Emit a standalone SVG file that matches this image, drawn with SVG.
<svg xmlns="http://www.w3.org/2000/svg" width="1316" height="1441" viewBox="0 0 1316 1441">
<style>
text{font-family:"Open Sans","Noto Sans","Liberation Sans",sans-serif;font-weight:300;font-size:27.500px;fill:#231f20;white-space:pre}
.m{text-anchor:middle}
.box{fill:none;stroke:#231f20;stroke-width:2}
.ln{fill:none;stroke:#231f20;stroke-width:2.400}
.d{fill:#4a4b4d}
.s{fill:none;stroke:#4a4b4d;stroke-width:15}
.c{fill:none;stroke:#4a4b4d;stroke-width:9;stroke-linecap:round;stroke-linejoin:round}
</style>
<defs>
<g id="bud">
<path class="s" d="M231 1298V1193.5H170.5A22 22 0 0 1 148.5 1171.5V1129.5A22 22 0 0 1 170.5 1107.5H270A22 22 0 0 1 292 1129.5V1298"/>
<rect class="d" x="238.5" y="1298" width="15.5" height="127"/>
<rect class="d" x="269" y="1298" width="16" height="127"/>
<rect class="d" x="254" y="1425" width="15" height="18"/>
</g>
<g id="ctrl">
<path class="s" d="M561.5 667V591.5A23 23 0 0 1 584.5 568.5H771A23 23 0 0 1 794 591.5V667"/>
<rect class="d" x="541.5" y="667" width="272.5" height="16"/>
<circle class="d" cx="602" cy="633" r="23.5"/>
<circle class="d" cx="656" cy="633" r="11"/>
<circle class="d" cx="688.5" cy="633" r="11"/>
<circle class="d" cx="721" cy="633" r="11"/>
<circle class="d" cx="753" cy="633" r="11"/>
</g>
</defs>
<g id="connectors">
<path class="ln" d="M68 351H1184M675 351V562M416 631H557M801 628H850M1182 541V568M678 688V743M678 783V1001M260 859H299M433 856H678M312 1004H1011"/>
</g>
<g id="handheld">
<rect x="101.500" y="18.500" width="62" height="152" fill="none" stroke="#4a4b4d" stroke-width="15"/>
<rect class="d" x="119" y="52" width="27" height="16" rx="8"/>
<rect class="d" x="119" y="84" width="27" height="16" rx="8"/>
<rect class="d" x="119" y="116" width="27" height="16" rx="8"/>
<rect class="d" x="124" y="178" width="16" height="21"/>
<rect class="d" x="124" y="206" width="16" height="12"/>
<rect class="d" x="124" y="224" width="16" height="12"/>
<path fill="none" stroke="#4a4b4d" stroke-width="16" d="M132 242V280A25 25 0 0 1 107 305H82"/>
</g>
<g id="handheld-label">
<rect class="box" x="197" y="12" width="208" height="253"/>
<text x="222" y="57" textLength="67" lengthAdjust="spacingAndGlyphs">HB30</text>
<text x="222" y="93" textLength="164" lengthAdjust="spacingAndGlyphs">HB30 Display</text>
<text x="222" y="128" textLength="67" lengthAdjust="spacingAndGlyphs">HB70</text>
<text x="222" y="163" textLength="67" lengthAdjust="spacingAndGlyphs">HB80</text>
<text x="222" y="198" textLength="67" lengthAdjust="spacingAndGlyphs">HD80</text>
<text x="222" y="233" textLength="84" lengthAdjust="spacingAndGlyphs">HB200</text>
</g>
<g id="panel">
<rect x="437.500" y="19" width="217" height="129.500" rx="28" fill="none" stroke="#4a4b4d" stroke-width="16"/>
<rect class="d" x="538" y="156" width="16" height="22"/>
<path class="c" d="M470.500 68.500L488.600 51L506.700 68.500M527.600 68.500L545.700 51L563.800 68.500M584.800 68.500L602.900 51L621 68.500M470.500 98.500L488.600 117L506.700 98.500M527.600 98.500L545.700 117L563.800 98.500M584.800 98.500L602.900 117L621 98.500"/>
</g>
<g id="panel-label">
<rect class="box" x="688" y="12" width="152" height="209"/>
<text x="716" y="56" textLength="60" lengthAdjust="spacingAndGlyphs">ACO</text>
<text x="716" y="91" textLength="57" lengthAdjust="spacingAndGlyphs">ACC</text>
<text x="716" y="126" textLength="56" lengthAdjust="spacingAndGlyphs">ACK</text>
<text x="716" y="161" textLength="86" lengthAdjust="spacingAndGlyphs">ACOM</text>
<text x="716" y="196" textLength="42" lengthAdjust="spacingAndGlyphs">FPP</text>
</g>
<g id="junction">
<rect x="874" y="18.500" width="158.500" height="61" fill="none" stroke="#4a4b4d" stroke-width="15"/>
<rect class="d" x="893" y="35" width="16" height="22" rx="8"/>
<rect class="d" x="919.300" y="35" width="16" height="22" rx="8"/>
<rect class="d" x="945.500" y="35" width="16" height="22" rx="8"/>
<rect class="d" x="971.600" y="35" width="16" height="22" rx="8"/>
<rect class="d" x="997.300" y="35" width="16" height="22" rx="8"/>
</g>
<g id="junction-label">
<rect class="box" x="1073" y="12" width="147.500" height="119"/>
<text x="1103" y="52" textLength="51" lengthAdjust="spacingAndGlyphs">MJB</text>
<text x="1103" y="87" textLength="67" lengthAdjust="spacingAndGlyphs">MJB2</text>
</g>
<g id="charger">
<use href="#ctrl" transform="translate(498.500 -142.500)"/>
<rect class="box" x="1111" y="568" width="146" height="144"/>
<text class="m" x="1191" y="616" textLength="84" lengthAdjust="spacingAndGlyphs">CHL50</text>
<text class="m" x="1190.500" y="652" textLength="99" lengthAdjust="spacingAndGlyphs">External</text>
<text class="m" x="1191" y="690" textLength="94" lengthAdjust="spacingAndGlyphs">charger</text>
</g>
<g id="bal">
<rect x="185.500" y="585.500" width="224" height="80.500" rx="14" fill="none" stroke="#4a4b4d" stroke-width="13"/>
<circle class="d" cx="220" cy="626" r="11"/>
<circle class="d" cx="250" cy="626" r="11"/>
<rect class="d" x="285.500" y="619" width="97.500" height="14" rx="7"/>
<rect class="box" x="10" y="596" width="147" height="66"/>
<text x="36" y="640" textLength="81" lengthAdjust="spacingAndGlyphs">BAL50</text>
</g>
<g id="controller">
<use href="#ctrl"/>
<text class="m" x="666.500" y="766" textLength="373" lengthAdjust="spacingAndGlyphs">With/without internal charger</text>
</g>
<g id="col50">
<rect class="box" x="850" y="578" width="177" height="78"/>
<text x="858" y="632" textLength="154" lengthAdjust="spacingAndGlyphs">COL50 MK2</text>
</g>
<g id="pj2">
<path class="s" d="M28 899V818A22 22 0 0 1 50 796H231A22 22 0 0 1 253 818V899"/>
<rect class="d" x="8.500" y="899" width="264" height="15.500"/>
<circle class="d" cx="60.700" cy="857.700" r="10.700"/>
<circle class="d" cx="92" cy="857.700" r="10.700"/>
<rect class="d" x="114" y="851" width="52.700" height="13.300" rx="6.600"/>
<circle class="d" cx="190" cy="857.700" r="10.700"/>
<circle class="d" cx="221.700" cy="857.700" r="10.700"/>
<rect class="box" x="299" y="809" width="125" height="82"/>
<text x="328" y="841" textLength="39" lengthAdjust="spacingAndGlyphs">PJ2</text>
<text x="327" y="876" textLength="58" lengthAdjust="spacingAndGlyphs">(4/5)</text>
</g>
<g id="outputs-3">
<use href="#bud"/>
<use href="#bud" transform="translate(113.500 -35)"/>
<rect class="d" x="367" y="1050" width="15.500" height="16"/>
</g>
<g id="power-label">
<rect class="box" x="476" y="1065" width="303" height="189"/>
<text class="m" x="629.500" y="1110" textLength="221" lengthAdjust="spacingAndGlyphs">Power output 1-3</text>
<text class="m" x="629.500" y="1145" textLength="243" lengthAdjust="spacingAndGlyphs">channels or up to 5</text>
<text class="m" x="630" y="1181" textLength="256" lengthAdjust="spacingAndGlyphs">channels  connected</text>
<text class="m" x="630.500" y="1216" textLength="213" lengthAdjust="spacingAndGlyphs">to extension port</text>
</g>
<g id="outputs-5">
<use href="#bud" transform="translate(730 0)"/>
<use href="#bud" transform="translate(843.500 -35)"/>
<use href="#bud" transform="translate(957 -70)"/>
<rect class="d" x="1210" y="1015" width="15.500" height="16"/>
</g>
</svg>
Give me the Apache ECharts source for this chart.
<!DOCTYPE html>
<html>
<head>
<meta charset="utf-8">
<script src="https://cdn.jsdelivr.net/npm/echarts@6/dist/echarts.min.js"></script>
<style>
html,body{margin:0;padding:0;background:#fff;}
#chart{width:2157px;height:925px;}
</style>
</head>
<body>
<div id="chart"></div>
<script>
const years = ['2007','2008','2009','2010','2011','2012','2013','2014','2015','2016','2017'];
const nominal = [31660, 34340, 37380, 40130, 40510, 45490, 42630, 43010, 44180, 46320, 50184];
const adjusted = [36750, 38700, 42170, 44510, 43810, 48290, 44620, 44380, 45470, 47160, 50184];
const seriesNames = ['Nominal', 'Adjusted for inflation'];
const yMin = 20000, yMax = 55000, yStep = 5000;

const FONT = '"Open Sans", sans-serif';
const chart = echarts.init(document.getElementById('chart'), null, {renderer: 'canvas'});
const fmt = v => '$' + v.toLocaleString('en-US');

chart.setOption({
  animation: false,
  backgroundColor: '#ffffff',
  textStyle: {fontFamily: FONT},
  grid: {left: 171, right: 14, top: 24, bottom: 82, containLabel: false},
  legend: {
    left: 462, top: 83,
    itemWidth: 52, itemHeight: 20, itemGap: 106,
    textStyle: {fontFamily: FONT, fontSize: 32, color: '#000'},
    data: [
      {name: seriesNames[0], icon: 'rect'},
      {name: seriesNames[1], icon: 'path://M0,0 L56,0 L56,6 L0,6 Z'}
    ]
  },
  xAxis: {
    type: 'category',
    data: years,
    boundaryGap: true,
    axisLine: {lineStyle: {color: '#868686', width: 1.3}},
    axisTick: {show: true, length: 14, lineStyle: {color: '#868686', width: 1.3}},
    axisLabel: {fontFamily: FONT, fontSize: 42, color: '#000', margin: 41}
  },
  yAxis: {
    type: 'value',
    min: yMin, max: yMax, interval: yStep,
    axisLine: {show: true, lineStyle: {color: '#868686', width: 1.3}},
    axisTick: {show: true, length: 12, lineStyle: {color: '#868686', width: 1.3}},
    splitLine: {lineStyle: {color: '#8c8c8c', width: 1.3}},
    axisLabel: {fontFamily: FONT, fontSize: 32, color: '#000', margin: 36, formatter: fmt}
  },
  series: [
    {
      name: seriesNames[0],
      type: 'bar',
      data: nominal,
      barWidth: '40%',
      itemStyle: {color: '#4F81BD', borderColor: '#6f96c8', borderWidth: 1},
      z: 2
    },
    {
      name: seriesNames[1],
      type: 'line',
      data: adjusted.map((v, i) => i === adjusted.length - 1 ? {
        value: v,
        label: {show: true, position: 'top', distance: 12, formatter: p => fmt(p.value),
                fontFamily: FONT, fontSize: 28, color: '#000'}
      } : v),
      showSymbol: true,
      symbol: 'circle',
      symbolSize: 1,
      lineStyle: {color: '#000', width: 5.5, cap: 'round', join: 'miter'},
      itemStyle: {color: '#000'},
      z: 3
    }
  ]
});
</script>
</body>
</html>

================

→ TASK GOAL:
Output exactly the lines of the material above from the one containing "Give me the" up to and including the one containing "const fmt = v".

→ PROBLEM SOLUTION:
Give me the Apache ECharts source for this chart.
<!DOCTYPE html>
<html>
<head>
<meta charset="utf-8">
<script src="https://cdn.jsdelivr.net/npm/echarts@6/dist/echarts.min.js"></script>
<style>
html,body{margin:0;padding:0;background:#fff;}
#chart{width:2157px;height:925px;}
</style>
</head>
<body>
<div id="chart"></div>
<script>
const years = ['2007','2008','2009','2010','2011','2012','2013','2014','2015','2016','2017'];
const nominal = [31660, 34340, 37380, 40130, 40510, 45490, 42630, 43010, 44180, 46320, 50184];
const adjusted = [36750, 38700, 42170, 44510, 43810, 48290, 44620, 44380, 45470, 47160, 50184];
const seriesNames = ['Nominal', 'Adjusted for inflation'];
const yMin = 20000, yMax = 55000, yStep = 5000;

const FONT = '"Open Sans", sans-serif';
const chart = echarts.init(document.getElementById('chart'), null, {renderer: 'canvas'});
const fmt = v => '$' + v.toLocaleString('en-US');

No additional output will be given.